How oppressive politics can infiltrate the home is central to “The Seed of the Sacred Fig.” It concerns a family of four: Iman (Missagh Zareh), a lawyer newly appointed to the Revolutionary Court in Tehran; his wife, Najmeh (Soheila Golestani) and their two daughters, Rezvan (Mahsa Rostami) and Sana (Setareh Maleki).
Iman is proud of his high position, but, when the government crackdown on protesters following the death of Mahsa Amini accelerates, his daughters are increasingly at odds with him. After Iman's gun goes missing, his wife and daughters turn into suspects. “The Seed of the Sacred Fig,” populated with real cellphone videos from the protests, plays out as an excruciating microcosm of Iranian society.
“It wasn’t like I put those videos in. They just came in,” says Rasoulof. “The reality is that it was through those videos I realized what happened. When the Woman, Life, Freedom movement occurred, I was in prison.”
Rasoulof has spent several spells in Tehran’s Evin Prison. In 2010, he was arrested on set for filming without a permit. In 2022, he was jailed for seven months after pursuing the release of another of Iran’s most prominent filmmakers, Jafar Panahi. Panahi, who secretly made the film “No Bears,” was only released in 2023 after commencing a hunger strike.

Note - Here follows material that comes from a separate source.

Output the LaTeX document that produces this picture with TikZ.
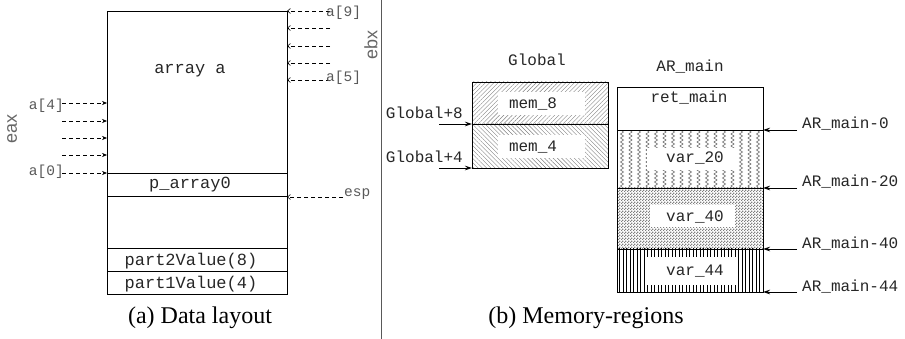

“My windows at home opened to the hills that have the Evin prison in them,” says Rasoulof. “I knew behind those walls many of my friends were sitting.”
Rasoulof, inspired by the courage of the younger generation, resolved to pour the same spirit into “The Seed of the Sacred Fig.” Although it wasn’t until Rasoulof’s appeal of his sentence failed that he resolved to flee, he grants that deciding to make “Sacred Fig” essentially sealed his fate.
“Making this film was part of that decision,” he says. “Although I had made up my mind earlier, because it was such a bitter decision, I was denying it and delaying it, waiting for a miracle to allow me to stay.”
“I would open the fridge to make sure there was nothing there that would go bad,” he adds. “It was a strange circumstance.”
For the film's actors and crew members, signing up for the movie meant also becoming co-conspirators. Everyone knew the risks. And, like Rasoulof, many of them have since left Iran. Rostami and Maleki also now live in Germany. Asked if his collaborators are all currently safe, Rasoulof responds: “No one is safe from the Islamic Republic.”
In his new life, Rasoulof is experiencing freedoms he never had in Iran. His films, for example, are widely available outside his native country but not in Iran. His prize-winning 2020 drama “There Is No Evil,” about capital punishment in Iran, is banned — though, ironically, Rasoulof’s prison guards enjoyed watching it with him from a flash drive.
“I haven’t seen many of my films on a big screen, especially my last film,” he says. “I really want to see ‘There Is No Evil’ on a big screen. A festival in Portugal has promised to take me to see my own film.”
The name of Rasoulof’s film comes from his memory of an ancient fig tree he once visited on an island in the south of Iran. It’s a tree that, with apparent metaphorical meaning for the Iranian government, spreads its seeds onto other trees, killing them and growing in their place.
Rasoulof pulls out his phone to share a photo of his apartment in Tehran. Outside a large window, you can see the walls of Evin running along a craggy hillside. Inside are many houseplants.
“This is my home,” he says. “I have a lot of plants. I really miss my plants. I have a neighbor who takes care of them for me. I actually have a fig tree at home.”